All of the lands could be in danger if the city decides to turn Northpoint into a warehouse district, she said.
“If those wetlands over there cease to be functional, we could lose entire populations of certain bird species,” said Seed.
City planners have drafted plans for the Northpoint Small Area to be rezoned and were considering one developer’s Zoning Map Amendment to change one 14-acre piece of the bigger area during a Planning Commission meeting Wednesday night.
“Now that we’re starting to get some more development pressure, in not just that area but all over the city for different types of uses, there are some property owners who wanted to push for transitioning their agricultural lands to other use,” said Nic Norris, Planning Director for Salt Lake City.
The Zoning Map Amendment would rezone the land from “agricultural” to “light manufacturing.” Opponents argued the development would not only harm residents but the Great Salt Lake too.

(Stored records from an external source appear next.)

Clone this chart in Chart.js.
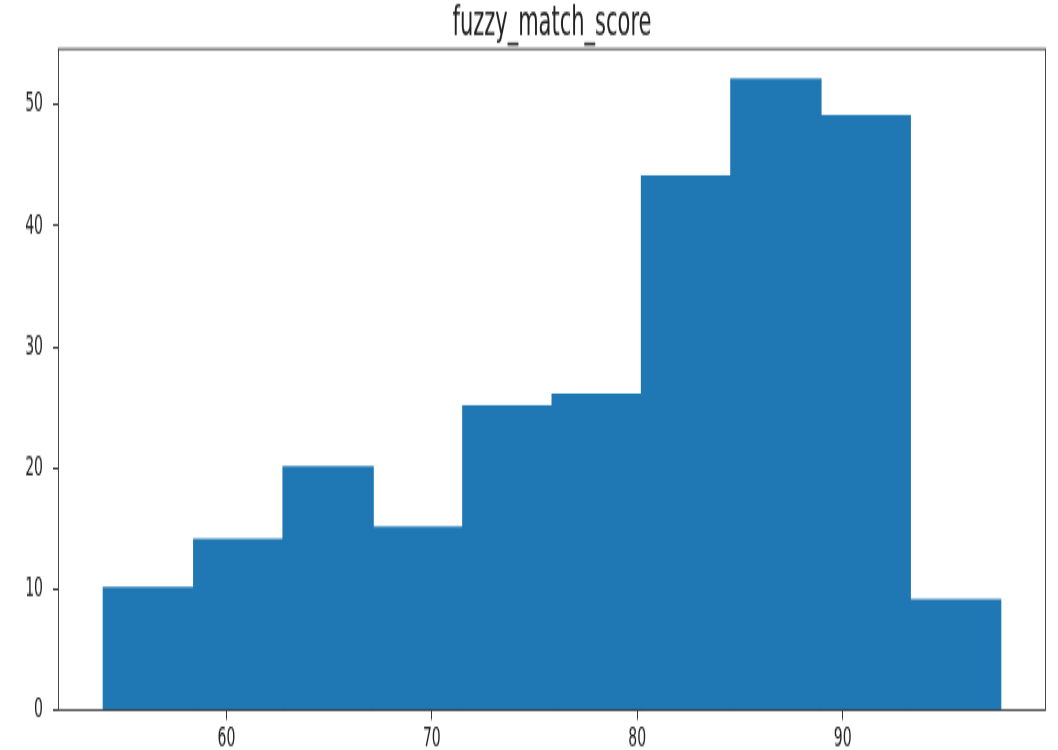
<!DOCTYPE html>
<html>
<head>
<meta charset="utf-8">
<script src="https://cdn.jsdelivr.net/npm/chart.js@4/dist/chart.umd.min.js"></script>
<style>
html,body{margin:0;padding:0;background:#fff;overflow:hidden;}
#c{display:block;width:1058px;height:750px;}
</style>
</head>
<body>
<canvas id="c" width="1058" height="385" style="width:1058px;height:750px;"></canvas>
<script>
const titleText = "fuzzy_match_score";
const binEdges = [54.0, 58.4, 62.8, 67.1, 71.5, 75.9, 80.2, 84.6, 88.9, 93.3, 97.7];
const counts = [10, 14, 20, 15, 25, 26, 44, 52, 49, 9];
const xTicks = [60, 70, 80, 90];
const yTicks = [0, 10, 20, 30, 40, 50];
const xRange = [51.8, 99.9];
const yRange = [0, 54.6];

const data = counts.map((v, i) => ({x: (binEdges[i] + binEdges[i+1]) / 2, y: v}));

const frame = {
  id: 'frame',
  afterLayout(chart) {
    const a = chart.chartArea;
    if (chart.titleBlock) {
      chart.titleBlock.left = a.left;
      chart.titleBlock.right = a.right;
      chart.titleBlock.width = a.right - a.left;
    }
  },
  afterDatasetsDraw(chart) {
    const a = chart.chartArea, ctx = chart.ctx;
    ctx.save();
    ctx.strokeStyle = '#333';
    ctx.lineWidth = 0.9;
    ctx.strokeRect(Math.round(a.left) + 0.5, a.top, Math.round(a.right - a.left) - 1, a.bottom - a.top);
    ctx.restore();
  }
};

new Chart(document.getElementById('c'), {
  type: 'bar',
  data: {datasets: [{data, backgroundColor: '#1f77b4', borderWidth: 0,
    inflateAmount: 1, barPercentage: 1.0, categoryPercentage: 1.0}]},
  options: {
    responsive: false, animation: false, devicePixelRatio: 1,
    layout: {padding: {left: 0, right: 12, top: 0, bottom: 0}},
    plugins: {
      legend: {display: false}, tooltip: {enabled: false},
      title: {display: true, text: titleText, color: '#222',
        font: {family: 'DejaVu Sans', size: 21, weight: 'normal', lineHeight: 1},
        padding: {top: 2, bottom: 2.15}}
    },
    scales: {
      x: {type: 'linear', min: xRange[0], max: xRange[1], offset: false,
        afterBuildTicks: s => { s.ticks = xTicks.map(v => ({value: v})); },
        afterFit: s => { s.height = 20.5; },
        grid: {display: true, offset: false, drawOnChartArea: false, drawTicks: true, tickLength: 5, tickColor: '#333'},
        border: {display: false},
        ticks: {color: '#222', padding: 1, maxRotation: 0, font: {family: 'DejaVu Sans', size: 14}}
      },
      y: {type: 'linear', min: yRange[0], max: yRange[1],
        afterBuildTicks: s => { s.ticks = yTicks.map(v => ({value: v})); },
        afterFit: s => { s.width = 58; },
        grid: {display: true, drawOnChartArea: false, drawTicks: true, tickLength: 5, tickColor: '#333'},
        border: {display: false},
        ticks: {color: '#222', padding: 10, font: {family: 'DejaVu Sans', size: 14}}
      }
    }
  },
  plugins: [frame]
});
</script>
</body>
</html>
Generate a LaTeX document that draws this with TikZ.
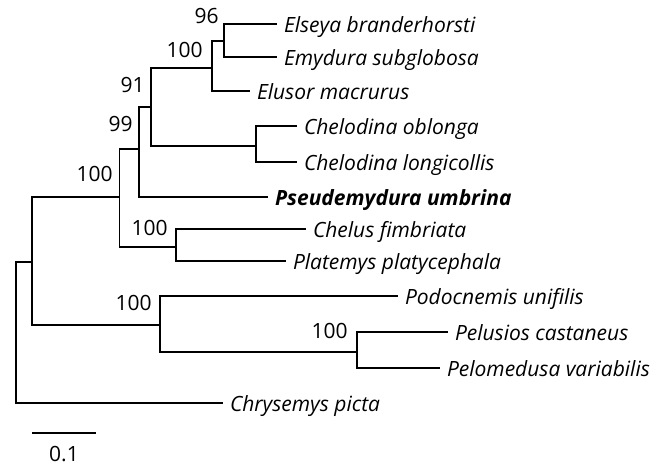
\documentclass[tikz,border=0pt]{standalone}
\usepackage{fontspec}
\setmainfont{Open Sans}

\begin{document}
\begin{tikzpicture}[x=0.5pt, y=-0.5pt,
    font=\fontsize{10.5}{12}\selectfont,
    branch/.style={line width=0.85pt},
    taxon/.style={anchor=base west, inner sep=0pt, xshift=3.3pt, yshift=-4.2pt,
      font=\fontsize{10.5}{12}\selectfont\itshape},
    boot/.style={anchor=base east, inner sep=0pt}]
    \useasboundingbox (0,0) rectangle (665,465);

    % Internal nodes
    \coordinate (root) at (16,332);
    \coordinate (pleuro) at (32,262);
    \coordinate (chelid) at (119.5,197);
    \coordinate (aus) at (139,149);
    \coordinate (shortneck) at (151,107);
    \coordinate (emyd) at (212,68);
    \coordinate (elsem) at (224,41);
    \coordinate (chelod) at (256,146);
    \coordinate (samer) at (176,247);
    \coordinate (pelo) at (160,325);
    \coordinate (pelmed) at (357,352);

    % Tips
    \coordinate (elseya) at (277,24);
    \coordinate (emydura) at (277,57);
    \coordinate (elusor) at (250,91);
    \coordinate (oblonga) at (297,126);
    \coordinate (longi) at (297,162);
    \coordinate (pseud) at (268,197);
    \coordinate (chelus) at (306,229);
    \coordinate (platemys) at (286,261);
    \coordinate (podo) at (398,296);
    \coordinate (pelusios) at (448,332);
    \coordinate (pelomed) at (440,368);
    \coordinate (chrys) at (223,403);

    % Branches
    \draw[branch] (root) |- (pleuro);
    \draw[branch] (root) |- (chrys);
    \draw[branch] (pleuro) |- (chelid);
    \draw[branch] (pleuro) |- (pelo);
    \draw[branch] (chelid) |- (aus);
    \draw[branch] (chelid) |- (samer);
    \draw[branch] (aus) |- (shortneck);
    \draw[branch] (aus) |- (pseud);
    \draw[branch] (shortneck) |- (emyd);
    \draw[branch] (shortneck) |- (chelod);
    \draw[branch] (emyd) |- (elsem);
    \draw[branch] (emyd) |- (elusor);
    \draw[branch] (elsem) |- (elseya);
    \draw[branch] (elsem) |- (emydura);
    \draw[branch] (chelod) |- (oblonga);
    \draw[branch] (chelod) |- (longi);
    \draw[branch] (samer) |- (chelus);
    \draw[branch] (samer) |- (platemys);
    \draw[branch] (pelo) |- (podo);
    \draw[branch] (pelo) |- (pelmed);
    \draw[branch] (pelmed) |- (pelusios);
    \draw[branch] (pelmed) |- (pelomed);

    % Taxon names
    \node[taxon] (elseyaL) at (elseya) {Elseya branderhorsti};
    \node[taxon] (emyduraL) at (emydura) {Emydura subglobosa};
    \node[taxon] (elusorL) at (elusor) {Elusor macrurus};
    \node[taxon] (oblongaL) at (oblonga) {Chelodina oblonga};
    \node[taxon] (longiL) at (longi) {Chelodina longicollis};
    \node[taxon] (pseudL) at (pseud) {\bfseries Pseudemydura umbrina};
    \node[taxon] (chelusL) at (chelus) {Chelus fimbriata};
    \node[taxon] (platemysL) at (platemys) {Platemys platycephala};
    \node[taxon] (podoL) at (podo) {Podocnemis unifilis};
    \node[taxon] (pelusiosL) at (pelusios) {Pelusios castaneus};
    \node[taxon] (pelomedL) at (pelomed) {Pelomedusa variabilis};
    \node[taxon] (chrysL) at (chrys) {Chrysemys picta};

    % Bootstrap values
    \node[boot] (b96) at (219,24) {96};
    \node[boot] (bemyd) at (203,58) {100};
    \node[boot] (b91) at (145,93) {91};
    \node[boot] (b99) at (133,132) {99};
    \node[boot] (bchelid) at (113,182) {100};
    \node[boot] (bsamer) at (168,235) {100};
    \node[boot] (bpelo) at (152,311) {100};
    \node[boot] (bpelmed) at (348,338) {100};

    % Scale bar
    \draw[branch] (32,433) -- (96,433);
    \node[anchor=base, inner sep=0pt] (scale) at (64,461) {0.1};
\end{tikzpicture}
\end{document}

“They are very polluting, and they cause traffic congestion and destruction of roads,” said Seed. “All of the communities in this area will be affected by diesel pollution.”
Dozens of salt lake city residents spoke out in opposition to the warehouse district at Wednesday’s meeting. The city doesn’t want to disrupt the fragile ecosystem of the area though, said Norris.
“I don’t think that, at least the Planning Division or the city as a whole, wants to see it just be a warehousing and distribution area, right? We don’t want that to happen,” he said. “Part of the things that we need to figure out as a city is how can we do that and to support the better jobs.”
The decision is in the hands of Salt Lake City’s government, but its impact will be felt throughout the state.
“We’re really at a critical point,” said Seed. “What happens, the decisions that are made in the next few years, are going to tell the story or whether we even have the Great Salt Lake.”
The Planning Commission decided to table the Zoning Map Amendment decision until City Council finalizes its Northpoint Plan.